To do
Print all of the lines exactly. Any picture among them stays out.

Recorded data
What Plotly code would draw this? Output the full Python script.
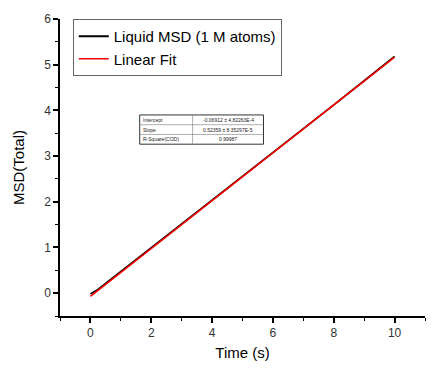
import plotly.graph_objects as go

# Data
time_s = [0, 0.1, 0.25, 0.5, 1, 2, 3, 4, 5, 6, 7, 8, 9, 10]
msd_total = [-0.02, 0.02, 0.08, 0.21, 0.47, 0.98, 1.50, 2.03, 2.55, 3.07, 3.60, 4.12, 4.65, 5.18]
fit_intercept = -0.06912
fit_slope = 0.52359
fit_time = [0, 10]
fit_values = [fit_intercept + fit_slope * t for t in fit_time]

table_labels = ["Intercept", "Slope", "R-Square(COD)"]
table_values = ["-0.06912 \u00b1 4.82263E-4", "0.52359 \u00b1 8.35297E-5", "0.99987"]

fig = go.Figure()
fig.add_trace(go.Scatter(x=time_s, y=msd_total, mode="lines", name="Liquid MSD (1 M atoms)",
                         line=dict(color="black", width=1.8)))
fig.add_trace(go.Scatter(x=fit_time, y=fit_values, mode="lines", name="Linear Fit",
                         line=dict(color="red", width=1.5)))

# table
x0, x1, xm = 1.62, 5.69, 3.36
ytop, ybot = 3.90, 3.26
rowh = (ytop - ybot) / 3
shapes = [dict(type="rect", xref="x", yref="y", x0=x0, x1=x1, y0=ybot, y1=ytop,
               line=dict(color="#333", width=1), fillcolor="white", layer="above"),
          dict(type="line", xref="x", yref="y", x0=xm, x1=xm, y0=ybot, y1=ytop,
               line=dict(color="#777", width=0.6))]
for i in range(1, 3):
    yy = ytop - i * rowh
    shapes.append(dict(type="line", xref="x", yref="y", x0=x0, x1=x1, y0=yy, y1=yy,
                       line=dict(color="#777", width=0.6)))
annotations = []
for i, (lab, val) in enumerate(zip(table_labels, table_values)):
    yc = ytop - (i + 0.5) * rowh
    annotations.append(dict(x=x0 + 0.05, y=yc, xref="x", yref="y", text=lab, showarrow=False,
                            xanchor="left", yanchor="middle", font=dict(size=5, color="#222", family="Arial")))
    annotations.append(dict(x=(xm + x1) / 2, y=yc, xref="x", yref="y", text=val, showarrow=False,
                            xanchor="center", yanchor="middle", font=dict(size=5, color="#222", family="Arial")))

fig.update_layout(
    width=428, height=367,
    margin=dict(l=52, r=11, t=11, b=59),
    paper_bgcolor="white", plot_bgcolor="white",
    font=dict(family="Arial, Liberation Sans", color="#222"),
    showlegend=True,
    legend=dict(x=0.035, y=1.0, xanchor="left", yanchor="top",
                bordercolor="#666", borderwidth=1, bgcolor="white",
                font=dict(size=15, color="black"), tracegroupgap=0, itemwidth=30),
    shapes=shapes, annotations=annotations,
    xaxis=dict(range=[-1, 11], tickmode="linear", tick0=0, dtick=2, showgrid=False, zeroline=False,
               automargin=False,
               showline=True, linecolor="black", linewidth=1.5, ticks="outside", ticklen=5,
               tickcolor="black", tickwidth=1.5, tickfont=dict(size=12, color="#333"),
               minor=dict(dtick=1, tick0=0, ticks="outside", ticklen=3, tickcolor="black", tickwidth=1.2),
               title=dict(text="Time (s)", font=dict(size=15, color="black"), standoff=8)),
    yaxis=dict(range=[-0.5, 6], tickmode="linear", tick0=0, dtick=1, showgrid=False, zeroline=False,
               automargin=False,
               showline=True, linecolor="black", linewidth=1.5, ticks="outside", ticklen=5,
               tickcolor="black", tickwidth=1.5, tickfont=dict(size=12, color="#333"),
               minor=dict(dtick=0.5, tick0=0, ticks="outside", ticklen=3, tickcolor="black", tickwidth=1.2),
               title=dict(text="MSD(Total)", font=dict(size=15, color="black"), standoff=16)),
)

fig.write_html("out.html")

Response for this exercise
What Plotly code would draw this? Output the full Python script.
import plotly.graph_objects as go

# Data
time_s = [0, 0.1, 0.25, 0.5, 1, 2, 3, 4, 5, 6, 7, 8, 9, 10]
msd_total = [-0.02, 0.02, 0.08, 0.21, 0.47, 0.98, 1.50, 2.03, 2.55, 3.07, 3.60, 4.12, 4.65, 5.18]
fit_intercept = -0.06912
fit_slope = 0.52359
fit_time = [0, 10]
fit_values = [fit_intercept + fit_slope * t for t in fit_time]

table_labels = ["Intercept", "Slope", "R-Square(COD)"]
table_values = ["-0.06912 \u00b1 4.82263E-4", "0.52359 \u00b1 8.35297E-5", "0.99987"]

fig = go.Figure()
fig.add_trace(go.Scatter(x=time_s, y=msd_total, mode="lines", name="Liquid MSD (1 M atoms)",
                         line=dict(color="black", width=1.8)))
fig.add_trace(go.Scatter(x=fit_time, y=fit_values, mode="lines", name="Linear Fit",
                         line=dict(color="red", width=1.5)))

# table
x0, x1, xm = 1.62, 5.69, 3.36
ytop, ybot = 3.90, 3.26
rowh = (ytop - ybot) / 3
shapes = [dict(type="rect", xref="x", yref="y", x0=x0, x1=x1, y0=ybot, y1=ytop,
               line=dict(color="#333", width=1), fillcolor="white", layer="above"),
          dict(type="line", xref="x", yref="y", x0=xm, x1=xm, y0=ybot, y1=ytop,
               line=dict(color="#777", width=0.6))]
for i in range(1, 3):
    yy = ytop - i * rowh
    shapes.append(dict(type="line", xref="x", yref="y", x0=x0, x1=x1, y0=yy, y1=yy,
                       line=dict(color="#777", width=0.6)))
annotations = []
for i, (lab, val) in enumerate(zip(table_labels, table_values)):
    yc = ytop - (i + 0.5) * rowh
    annotations.append(dict(x=x0 + 0.05, y=yc, xref="x", yref="y", text=lab, showarrow=False,
                            xanchor="left", yanchor="middle", font=dict(size=5, color="#222", family="Arial")))
    annotations.append(dict(x=(xm + x1) / 2, y=yc, xref="x", yref="y", text=val, showarrow=False,
                            xanchor="center", yanchor="middle", font=dict(size=5, color="#222", family="Arial")))

fig.update_layout(
    width=428, height=367,
    margin=dict(l=52, r=11, t=11, b=59),
    paper_bgcolor="white", plot_bgcolor="white",
    font=dict(family="Arial, Liberation Sans", color="#222"),
    showlegend=True,
    legend=dict(x=0.035, y=1.0, xanchor="left", yanchor="top",
                bordercolor="#666", borderwidth=1, bgcolor="white",
                font=dict(size=15, color="black"), tracegroupgap=0, itemwidth=30),
    shapes=shapes, annotations=annotations,
    xaxis=dict(range=[-1, 11], tickmode="linear", tick0=0, dtick=2, showgrid=False, zeroline=False,
               automargin=False,
               showline=True, linecolor="black", linewidth=1.5, ticks="outside", ticklen=5,
               tickcolor="black", tickwidth=1.5, tickfont=dict(size=12, color="#333"),
               minor=dict(dtick=1, tick0=0, ticks="outside", ticklen=3, tickcolor="black", tickwidth=1.2),
               title=dict(text="Time (s)", font=dict(size=15, color="black"), standoff=8)),
    yaxis=dict(range=[-0.5, 6], tickmode="linear", tick0=0, dtick=1, showgrid=False, zeroline=False,
               automargin=False,
               showline=True, linecolor="black", linewidth=1.5, ticks="outside", ticklen=5,
               tickcolor="black", tickwidth=1.5, tickfont=dict(size=12, color="#333"),
               minor=dict(dtick=0.5, tick0=0, ticks="outside", ticklen=3, tickcolor="black", tickwidth=1.2),
               title=dict(text="MSD(Total)", font=dict(size=15, color="black"), standoff=16)),
)

fig.write_html("out.html")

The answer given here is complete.